An ignition interlock device can be as small as a cellphone in size. You'll have it installed on your car's steering column to comply with your DUI probation orders. A California judge will order you to enlist a professional to install this gadget on a vehicle that you own or usually drive. Note that an IID can't be mounted on a motorcycle or car owned by your employer.
You have to blow air into the IID as a way of providing a breath sample before starting your motor vehicle. Your vehicle’s engine won’t start if you don’t give the breath sample or the breath sample contains alcohol.

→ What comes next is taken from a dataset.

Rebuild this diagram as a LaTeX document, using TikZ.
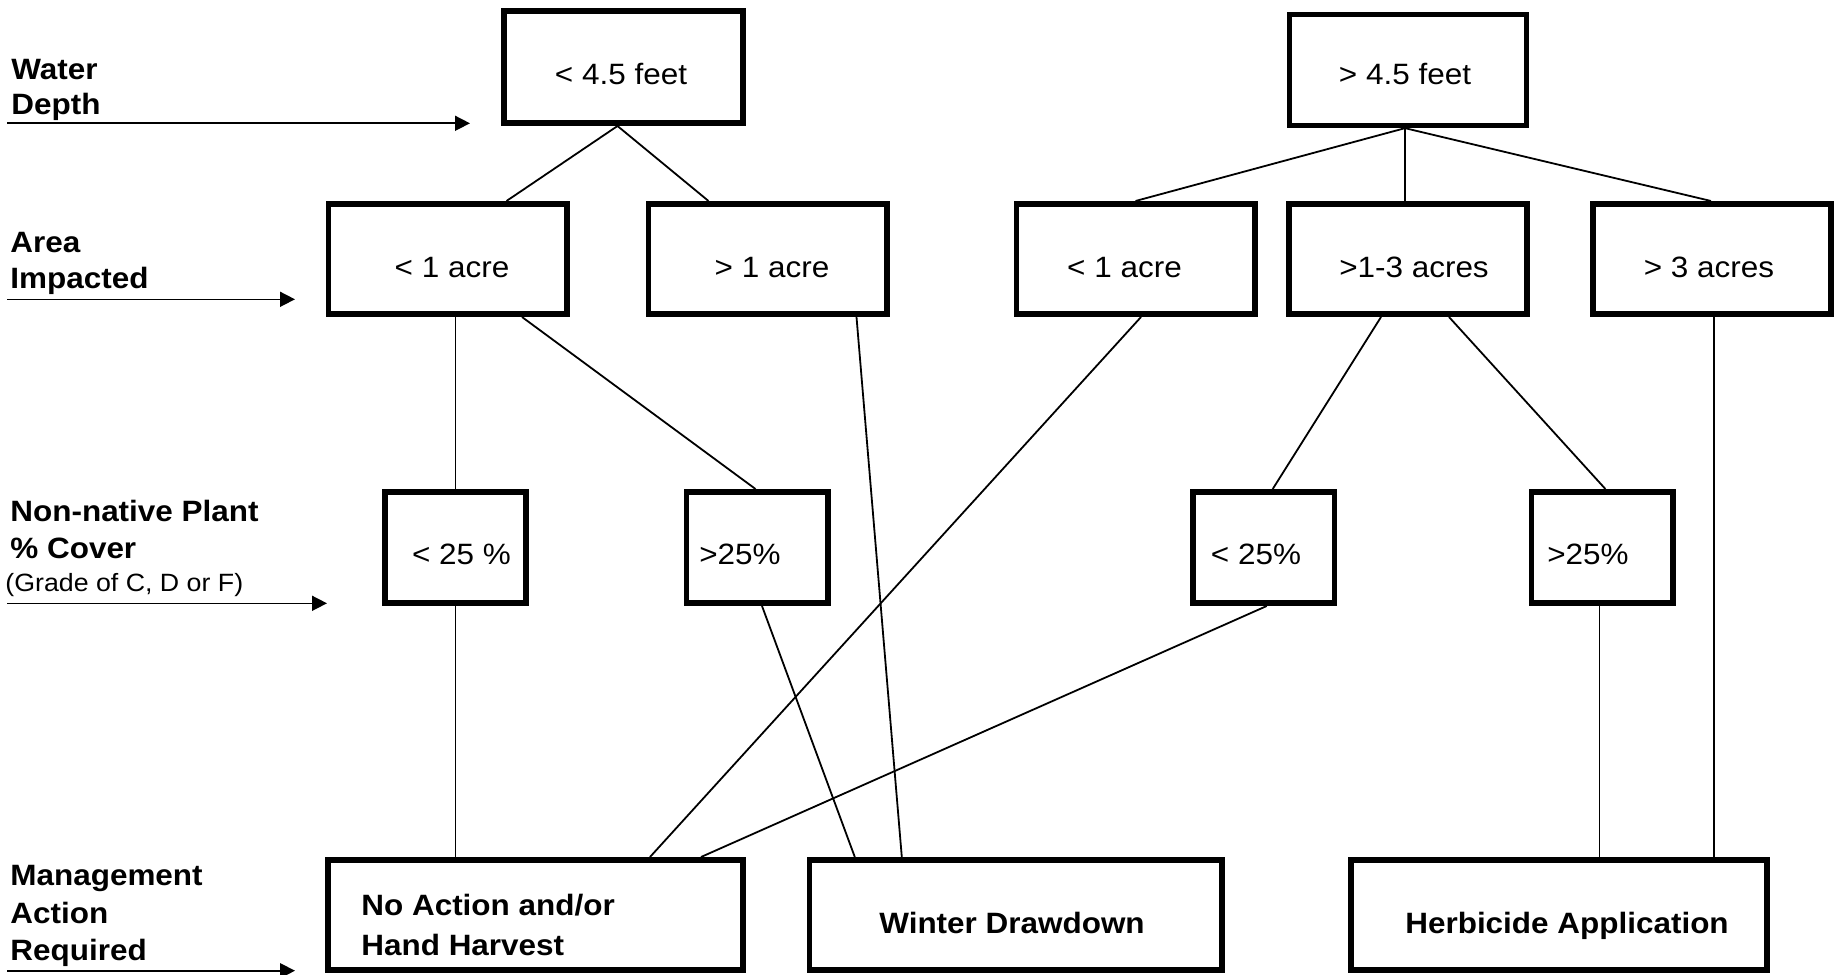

IIDs are designed to randomly take samples five to fifteen minutes of driving and after every 45 minutes.
As soon as the device asks you for the random samples, give them within a span of six minutes. Ensure that you pull over before taking the exercise for safety purposes. Failing the random tests won’t make the IID disable your vehicle. However, the gadget will log a “fail” in a report that will be sent to a California court.
How Does the IID Ensure that the Breath Sample is Yours?
IIDs have built-in mechanisms for ensuring that only drivers can give their own breath samples. They usually require a particular pattern of breathing for each sample. Furthermore, the IID’s cord is too short to reach the back or passenger seats. You may also find it difficult to ask someone else to take the tests since they randomly come when you're driving.
Under California DUI laws, it’s unlawful to have another person fraudulently take the test on your behalf. IIDs come with built-in technology for detecting and recording the breath test results and attempts made to tamper with or disconnect them. They can also detect that the engine is starting or stopping.
Are There Any Chances for an IID registering a “False Positive”?
Majority of the IIDs rely on fuel cell technology to operate. With the fuel cell technology, these devices only respond to alcohol. They may register a “false positive” when in contact with gasoline, perfume or cigarette smoke.
The IID will log any amount of alcohol found in your breath samples. Note that eating foods or using mouth care products that produce alcohol can make the device to infer that there’s alcohol in your breath. However, you'll get a chance to take another test immediately if you believe the initial one was inaccurate. It would help if you also rinsed your mouth using water before taking the tests to prevent the IID from recording a "false positive."
What Happens if You Don’t Own a Car?
You may qualify for certain exemptions by submitting a signed Exemption for Ignition Interlock Device (DL 4055b) form. You're required to indicate in the form that you can no longer access the car used when you committed a DUI crime. You'll also state that you can't locate the motor vehicle at your area of residence. However, you won't qualify for the DL 4055b exemption if you own an automobile that's currently non-operational.
What are the Types of IID Restrictions in California?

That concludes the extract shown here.